On Earth, a man without a title was either very poor or very powerful. A peasant or a Family man.
And peasants didn’t come to Isis.
FOUR
Zoe came to the common room to witness the burning of Macabie Feya’s body. Tam Hayes had called the downstation staff to Yambuku’s common room, which was large enough for Zoe to join the crowd without feeling unduly claustrophobic. Hayes had cleared one wall and converted the surface panel into a screen with a view of the western clearances, where remote tractibles had assembled a bier of native wood for the body to He on. The effect was like watching through a big picture window. But in fact the common room was at the heart of the sterile core of Yambuku, insulated from Isis by onionskin layers of hot-zone laboratories and tractible bays.
Mac Feya, contaminated beyond rescue, hadn’t made it farther into the station than the tractible bay. His body was compromised with Isian organisms beyond number; it had become, in effect, a supremely dangerous piece of biological waste. Elam Mather had used a medical remote to sedate and anesthetize Mac as he died, a grim but thankfully brief process; she had then extracted key tissue samples and processed them into the glove-box array before she returned the body to the clearing.
Zoe didn’t look at the body too closely. Mac Feya’s bioarmor had been stripped for salvage and he had been draped with a white sheet in an attempt to lend some dignity to his corpse. But the body was obviously deliquescing under the shroud, digested by Isian microorganisms and processed with eerie speed into a syrupy black liquid. Just like a CIBA-37 mouse, Zoe thought. She sat rigidly in her chair and tried not to take this death as an omen. A warning perhaps:The Isian biosphere would not be trifled with. But there was nothing malignant here, no deliberate attack on human life. The problem was not Isis, but humanity. We’re fragile, Zoe thought; we evolved in a younger and less competitive biological domain. We’re infants here.

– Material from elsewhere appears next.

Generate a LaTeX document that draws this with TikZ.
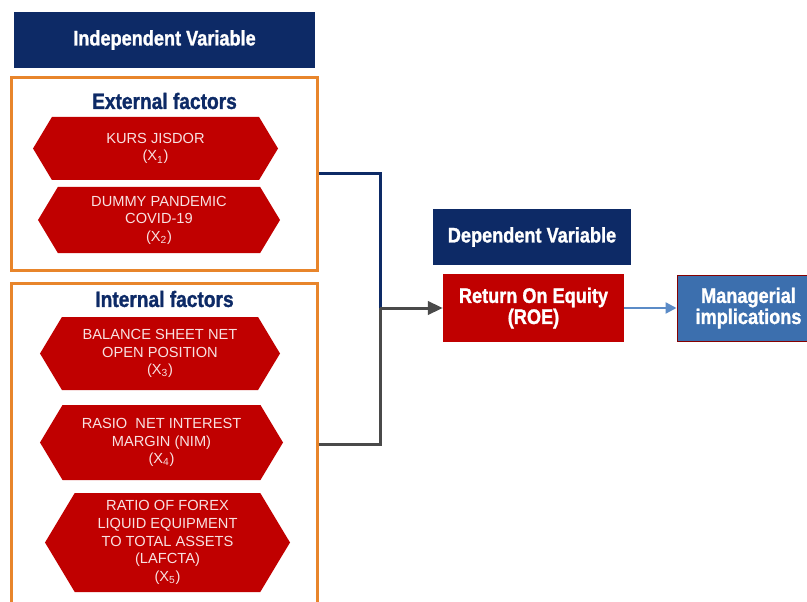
\documentclass[tikz,border=0pt]{standalone}
\usepackage{fontspec}
\setmainfont{Liberation Sans}
\newfontfamily\titlefont[FakeStretch=0.86, BoldFeatures={FakeBold=1.2}]{Liberation Sans}
\usepackage{tikz}
\usetikzlibrary{arrows.meta,positioning,shapes.symbols}

\definecolor{navy}{HTML}{0D2A66}
\definecolor{boxorange}{HTML}{E8852B}
\definecolor{hexred}{HTML}{C00000}
\definecolor{hextext}{HTML}{F8E1E1}
\definecolor{linegray}{HTML}{4A4A4A}
\definecolor{steel}{HTML}{5B8BC7}
\definecolor{mgblue}{HTML}{3C6FAE}

\tikzset{
  varbox/.style={fill=navy, text=white, inner sep=0pt, font=\titlefont\bfseries\fontsize{18}{20}\selectfont},
  factorbox/.style={draw=boxorange, line width=0.9mm, inner sep=0pt},
  factortitle/.style={text=navy, font=\titlefont\bfseries\fontsize{19}{21}\selectfont},
  hexbox/.style={signal, signal to=east and west, signal pointer angle=118, fill=hexred, text=hextext, inner sep=0pt, align=center, font=\fontsize{12.5}{15}\selectfont},
  resultbox/.style={text=white, align=center, inner sep=0pt, font=\titlefont\bfseries\fontsize{18}{18}\selectfont}
}

\begin{document}
\begin{tikzpicture}[x=0.3mm, y=-0.3mm]
		\useasboundingbox (0,0) rectangle (807,602);
		
		% Independent side
		\node[varbox, minimum width=90.3mm, minimum height=16.8mm] (indep) at (164.5,40) {Independent Variable};
		
		\node[factorbox, minimum width=91.5mm, minimum height=57.6mm] (ext) at (164.5,174) {};
		\node[factortitle] (exttitle) at (164.5,101) {External factors};
		\node[hexbox, minimum width=73.5mm, minimum height=18.9mm] (x1) at (155.5,148.5) {KURS JISDOR\\(X\textsubscript{1})};
		\node[hexbox, minimum width=72.6mm, minimum height=19.8mm] (x2) at (159,220) {DUMMY PANDEMIC\\COVID-19\\(X\textsubscript{2})};
		
		\node[factorbox, minimum width=91.5mm, minimum height=96.6mm] (int) at (164.5,444) {};
		\node[factortitle] (inttitle) at (164.5,299) {Internal factors};
		\node[hexbox, minimum width=72mm, minimum height=21.9mm] (x3) at (160,353.5) {BALANCE SHEET NET\\OPEN POSITION\\(X\textsubscript{3})};
		\node[hexbox, minimum width=72.9mm, minimum height=22.5mm] (x4) at (161.5,442.5) {RASIO \ NET INTEREST\\MARGIN (NIM)\\(X\textsubscript{4})};
		\node[hexbox, minimum width=73.5mm, minimum height=29.7mm] (x5) at (167.5,542.5) {RATIO OF FOREX\\LIQUID EQUIPMENT\\TO TOTAL ASSETS\\(LAFCTA)\\(X\textsubscript{5})};
		
		% Dependent side
		\node[varbox, minimum width=59.4mm, minimum height=16.8mm] (dep) at (532,237) {Dependent Variable};
		\node[resultbox, fill=hexred, minimum width=54.3mm, minimum height=20.4mm] (roe) at (533.5,308) {Return On Equity\\(ROE)};
		\node[resultbox, fill=mgblue, draw=hexred!70!black, line width=0.3mm, minimum width=42.9mm, minimum height=19.8mm] (mgr) at (748.5,308) {Managerial\\implications};
		
		\coordinate (join) at (380,308);
		
		% Draw edges
		\draw[navy, line width=0.9mm] (ext.east) -| (join);
		\draw[linegray, line width=0.9mm] (int.east) -| (join);
		\draw[linegray, line width=0.9mm, -{Triangle[length=4.5mm, width=4mm]}] (join) -- (roe.west);
		\draw[steel, line width=0.7mm, -{Triangle[length=3.3mm, width=3.3mm]}] (roe.east) -- (mgr.west);
	\end{tikzpicture}
\end{document}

When the first probes reached Isis, there had been a keen effort to protect the planet from human contamination. But there was not a Terrestrial organism the Isian biosphere couldn’t contain and devour, its immense array of enzymes and poisons quickly corrupting the fragile protein envelopes of Earth-based life. The death of Macabie Feya was simply Isis acting as Isis must.
“The planet doesn’t hate you,” Theo had once said. “But its intimacies are fatal.”
Zoe looked away from the body to the forest canopy beyond the bier. The trees were sinuous, thin-boled, raising their limbs like great green hands. This, after all, was her realm, or soon would be. She had trained most of her life for protracted isolation in the Isian woodlands. If a native species had been named, she could name it; she could even supply tentative binomials for new species within a broad range of genera. But this was not a textbook, a file-stack, or a walkthrough simulation. The reality of it was suddenly overwhelming, even from the cloistered safety of the common room: real breezes shaking the foliage, real shadows eclipsing the forest floor. She had come within a few thin walls of Isis —at last, at last.
And in the midst of death. Real death. The depth of emotion in the room was daunting. Dieter Franklin had lowered his head to disguise tears; Elam Mather was openly weeping, and she wasn’t the only one.
Two mysteries, Zoe thought. Isis and grief. Of the two, she understood Isis better. How would she feel if someone close to her had died? But there was no one close to her. There never had been. Only Theo, as severe and aloof as some black-winged bird, her teacher and savior. What if it were Theo’s body out there? Would she weep? Zoe had wept often when she was young, especially during her dimly remembered time at the Tehran orphan creche. From which Theo had saved her. Without Theo … well, without Theo, she would be lost.
Free, some traitorous part of her whispered.
The thought was disturbing.
Tam Hayes, tall and somber in his Yambuku fatigues, read a brief but dignified eulogy. Then a young biochemist named Ambrosic, the last Reformed Mormon at Yambuku now that Mac was gone, offered a formal prayer for the dead.